We run several simulations to test the sensitivity of the deformation rate profile to different values of A and n. We run a set of simulations with n=3, 4, or 5 and a constant, uniform creep factor (A). The value of A for each n value is chosen such that the numerically calculated total deformation velocity at the location of BH2 matches the observed value. To minimize the potential effect of temporal changes in basal friction on the stress field (Hooke et al., 1992; Willis et al., 2003), we use an averaged deformation rate profile that was recorded during the last month of the time series (1 to 31 October 2020), when basal friction was least affected by subglacial hydrology and the inclinometers were well coupled to the ice.

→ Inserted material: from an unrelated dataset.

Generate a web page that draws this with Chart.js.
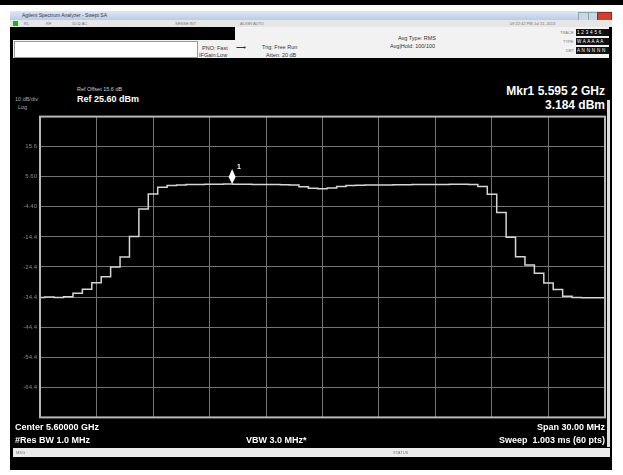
<!DOCTYPE html>
<html>
<head>
<meta charset="utf-8">
<script src="https://cdn.jsdelivr.net/npm/chart.js@4.4.1/dist/chart.umd.min.js"></script>
<style>
  body { margin: 0; background: #fff; width: 623px; height: 475px; position: relative; overflow: hidden;
         font-family: "Liberation Sans", Arial, sans-serif; }
  .abs { position: absolute; }
  .topbar { left: 0; top: 0; width: 623px; height: 5px; background: #000; }
  .win { left: 10px; top: 11px; width: 602px; height: 459px; background: #000; }
  .title { left: 10px; top: 11px; width: 602px; height: 9px; background: linear-gradient(#dfe8f4, #b9cbe2);
           font-size: 5px; line-height: 9px; color: #334; text-indent: 12px; }
  .tool { left: 10px; top: 20px; width: 602px; height: 7px; background: #e6e6e6; font-size: 4px; line-height: 7px; color: #777; }
  .info { left: 13px; top: 27px; width: 596px; height: 31px; background: #f2f2f2; }
  .blk { left: 13px; top: 27px; width: 222px; height: 13px; background: #000; }
  .wbox { left: 14px; top: 41px; width: 182px; height: 15px; background: #fff; border: 1px solid #999; }
  .sm { font-size: 5.5px; color: #333; white-space: nowrap; }
  .trc { background: #111; color: #fff; font-size: 4.5px; line-height: 7px; width: 33px; white-space: nowrap;
         overflow: hidden; letter-spacing: 0.3px; text-indent: 1px; }
  .w { color: #fff; font-weight: bold; white-space: nowrap; }
  .g { color: #aaa; white-space: nowrap; }
  .status { left: 13px; top: 448px; width: 597px; height: 9px; background: #ececec; font-size: 4px; line-height: 9px; color: #777; }
  #chart { position: absolute; left: 12px; top: 110px; }
</style>
</head>
<body>
<div class="abs topbar"></div>
<div class="abs win"></div>
<div class="abs title">Agilent Spectrum Analyzer - Swept SA</div>
<div class="abs" style="left:578px;top:12px;width:9px;height:7px;background:#c9d6e6;border:1px solid #8aa"></div>
<div class="abs" style="left:588px;top:12px;width:8px;height:7px;background:#c9d6e6;border:1px solid #8aa"></div>
<div class="abs" style="left:597px;top:12px;width:13px;height:7px;background:#d04030;border:1px solid #922"></div>
<div class="abs tool">
  <span style="position:absolute;left:3px;top:1px;width:5px;height:5px;background:#2a2"></span>
  <span style="position:absolute;left:14px">RL</span>
  <span style="position:absolute;left:36px">RF</span>
  <span style="position:absolute;left:62px">50 Ω  AC</span>
  <span style="position:absolute;left:165px">SENSE:INT</span>
  <span style="position:absolute;left:230px">ALIGN AUTO</span>
  <span style="position:absolute;left:500px">09:22:42 PM Jul 11, 2013</span>
</div>
<div class="abs info"></div>
<div class="abs blk"></div>
<div class="abs wbox"></div>
<div class="abs sm" style="left:202px;top:45px">PNO: Fast</div>
<div class="abs sm" style="left:199px;top:52px">IFGain:Low</div>
<div class="abs sm" style="left:236px;top:44px;font-size:7px">⟶</div>
<div class="abs sm" style="left:262px;top:44px">Trig: Free Run</div>
<div class="abs sm" style="left:266px;top:52px">Atten: 20 dB</div>
<div class="abs sm" style="left:398px;top:35px">Avg Type: RMS</div>
<div class="abs sm" style="left:390px;top:43px">Avg|Hold: 100/100</div>
<div class="abs sm" style="left:560px;top:30px;font-size:4px;color:#777">TRACE</div>
<div class="abs sm" style="left:563px;top:39px;font-size:4px;color:#777">TYPE</div>
<div class="abs sm" style="left:566px;top:48px;font-size:4px;color:#777">DET</div>
<div class="abs trc" style="left:576px;top:29px">1 2 3 4 5 6</div>
<div class="abs trc" style="left:576px;top:38px">W A A A A A</div>
<div class="abs trc" style="left:576px;top:47px">A N N N N N</div>

<div class="abs g" style="left:15px;top:96px;font-size:5.5px">10 dB/div</div>
<div class="abs g" style="left:18px;top:104px;font-size:5.5px">Log</div>
<div class="abs g" style="left:77px;top:86px;font-size:5.5px;color:#ccc">Ref Offset 15.6 dB</div>
<div class="abs w" style="left:77px;top:94px;font-size:9px">Ref 25.60 dBm</div>
<div class="abs w" style="right:18px;top:84px;font-size:12px">Mkr1 5.595 2 GHz</div>
<div class="abs w" style="right:18px;top:98px;font-size:12px">3.184 dBm</div>

<canvas id="chart" width="596" height="314"></canvas>
<div class="abs" style="left:607px;top:100px;width:3px;height:347px;background:#ddd"></div>

<div class="abs w" style="left:15px;top:422px;font-size:9px">Center 5.60000 GHz</div>
<div class="abs w" style="left:15px;top:435px;font-size:9px">#Res BW 1.0 MHz</div>
<div class="abs w" style="left:246px;top:435px;font-size:9px">VBW 3.0 MHz*</div>
<div class="abs w" style="right:18px;top:422px;font-size:9px">Span 30.00 MHz</div>
<div class="abs w" style="right:18px;top:435px;font-size:9px">Sweep&nbsp; 1.003 ms (60 pts)</div>
<div class="abs status"><span style="position:absolute;left:3px">MSG</span><span style="position:absolute;left:380px">STATUS</span></div>

<script>
// Eixo de frequência (GHz) - pontos da varredura
const freqGHz = [
  5.5850, 5.5855, 5.5860, 5.5865, 5.5870, 5.5875, 5.5880, 5.5885, 5.5890, 5.5895,
  5.5900, 5.5905, 5.5910, 5.5915, 5.5920, 5.5925, 5.5930, 5.5935, 5.5940, 5.5945,
  5.5950, 5.5955, 5.5960, 5.5965, 5.5970, 5.5975, 5.5980, 5.5985, 5.5990, 5.5995,
  5.6000, 5.6005, 5.6010, 5.6015, 5.6020, 5.6025, 5.6030, 5.6035, 5.6040, 5.6045,
  5.6050, 5.6055, 5.6060, 5.6065, 5.6070, 5.6075, 5.6080, 5.6085, 5.6090, 5.6095,
  5.6100, 5.6105, 5.6110, 5.6115, 5.6120, 5.6125, 5.6130, 5.6135, 5.6140, 5.6145,
  5.6150
];

// Nível do traço (dBm)
const levelDbm = [
  -34.5, -34.4, -34.5, -34.3, -33.1, -31.8, -29.6, -27.6, -24.4, -21.1,
  -14.3, -5.1, -0.1, 2.1, 2.7, 2.9, 3.0, 3.0, 3.1, 3.1,
  3.18, 3.1, 3.1, 3.05, 3.0, 3.0, 2.95, 2.9, 2.3, 1.8,
  1.6, 1.9, 2.4, 2.7, 2.8, 2.85, 2.9, 2.9, 2.95, 2.95,
  3.0, 3.0, 3.0, 3.05, 3.1, 3.1, 3.0, 2.4, -0.2, -6.3,
  -14.5, -21.0, -23.7, -26.5, -29.7, -31.9, -34.1, -34.5, -34.6, -34.6,
  -34.6
];

// Grade: linhas verticais e horizontais
const xGridGHz = [5.585, 5.588, 5.591, 5.594, 5.597, 5.600, 5.603, 5.606, 5.609, 5.612, 5.615];
const yGridDbm = [25.6, 15.6, 5.6, -4.4, -14.4, -24.4, -34.4, -44.4, -54.4, -64.4, -74.4];

// Marcador 1
const markerFreqGHz = 5.5952;
const markerDbm = 3.184;

const gridColor = '#747474';

// Desenha moldura e marcador
const markerPlugin = {
  id: 'marker',
  afterDatasetsDraw(chart) {
    const ctx = chart.ctx;
    const a = chart.chartArea;
    ctx.save();
    ctx.strokeStyle = '#b8b8b8';
    ctx.lineWidth = 2;
    ctx.strokeRect(a.left, a.top, a.right - a.left, a.bottom - a.top);

    const x = chart.scales.x.getPixelForValue(markerFreqGHz);
    const y = chart.scales.y.getPixelForValue(markerDbm);
    ctx.fillStyle = '#fff';
    ctx.beginPath();
    ctx.moveTo(x, y);
    ctx.lineTo(x + 3.5, y - 7);
    ctx.lineTo(x, y - 15);
    ctx.lineTo(x - 3.5, y - 7);
    ctx.closePath();
    ctx.fill();
    ctx.font = 'bold 7px "Liberation Sans", Arial';
    ctx.fillText('1', x + 5, y - 15);
    ctx.restore();
  }
};

new Chart(document.getElementById('chart'), {
  type: 'line',
  data: {
    datasets: [{
      data: freqGHz.map((f, i) => ({ x: f, y: levelDbm[i] })),
      borderColor: '#d6d6d6',
      borderWidth: 1.5,
      pointRadius: 0,
      stepped: 'middle',
      fill: false
    }]
  },
  options: {
    responsive: false,
    animation: false,
    layout: { padding: { top: 4, right: 3, bottom: 4, left: 0 } },
    plugins: { legend: { display: false }, tooltip: { enabled: false } },
    scales: {
      x: {
        type: 'linear',
        min: 5.585,
        max: 5.615,
        afterBuildTicks: s => { s.ticks = xGridGHz.map(v => ({ value: v })); },
        afterFit: s => { s.height = 0; },
        ticks: { display: false },
        grid: { color: gridColor, drawTicks: false },
        border: { display: false }
      },
      y: {
        min: -74.4,
        max: 25.6,
        afterBuildTicks: s => { s.ticks = yGridDbm.map(v => ({ value: v })); },
        afterFit: s => { s.width = 28; },
        ticks: {
          color: '#8a8a8a',
          font: { size: 6, family: '"Liberation Sans", Arial' },
          padding: 3,
          callback: v => (v === 25.6 || v === -74.4) ? '' : Number(v).toPrecision(3)
        },
        grid: { color: gridColor, drawTicks: false },
        border: { display: false }
      }
    }
  },
  plugins: [markerPlugin]
});
</script>
</body>
</html>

We run another set of simulations using n=3 and a depth-dependent creep factor, A=A(z), ensuring that the computed $\mathrm{d}u/\mathrm{d}z$ profile matches the observed one. We infer A(z) using Glen's flow law (Eq. 4), based on the observed mean $\mathrm{d}u/\mathrm{d}z$ value at BH2 and the stress tensor computed from the Elmer/Ice simulation, such that

$$\begin{array}{}\text{(6)}& A\left(z\right)={\displaystyle \frac{\mathrm{1}}{\mathrm{2}}}{\displaystyle \frac{\mathrm{d}u}{\mathrm{d}z}}{\mathit{\tau }}_{E,\mathrm{num}}^{-\mathrm{2}}{\mathit{\tau }}_{xz,\mathrm{num}}^{-\mathrm{1}}.\end{array}$$

We then approximate A(z) using a piecewise linear function, A_fit(z). Since changing the creep factor slightly modifies the overall stress balance, we repeatedly run the numerical model, updating the A_fit(z) value inferred from the numerical solution of the previous iteration during each iteration, until the modeled stress field converges. The depth-dependent creep factor, A_fit(z), determined at BH2 is applied uniformly over the entire domain by normalizing it with depth and applying this normalization everywhere.

Figure 2 Average measured deformation rate profiles at BH2, BH3, and BH4, along with the monthly minima and maxima for BH2. The continuous lines show the average measured deformation rate profile for each borehole for the period between 15 February and 15 October 2020, and the shaded region represents the range between the monthly averaged minimum and maximum deformation rate values (shown only for BH2). Each symbol represents a tiltmeter.

4 Results

4.1 Observed mean deformation rate profiles

In Fig. 2, we show the average deformation rate profiles computed from tilt measurements (see Sect. 3.2 (Methods)) at BH2, BH3, and BH4 between 15 February and 15 October 2020. The orange-shaded region represents the range associated with the monthly averaged deformation rate ($\mathrm{d}u/\mathrm{d}z$) for BH2. The retrieved profiles show a similar depth-increasing deformation rate, with only a few outliers, associated with the high deformation rate at $\sim -\mathrm{160}$ m at BH3 and the low deformation rate at $\sim -\mathrm{200}$ m at BH4. These outliers are likely measurement artifacts, as evident in the raw data (see Sect. S1; BH3#6 and BH4#5). Only BH2 reached the bed (see Fig. 1b and Table 1), and it also generally shows lower measurement noise, likely due to better ice coupling (see Sect. S1). For both of these reasons, from now on, we only focus on the deformation rate profile recorded at BH2, which we divide into three parts.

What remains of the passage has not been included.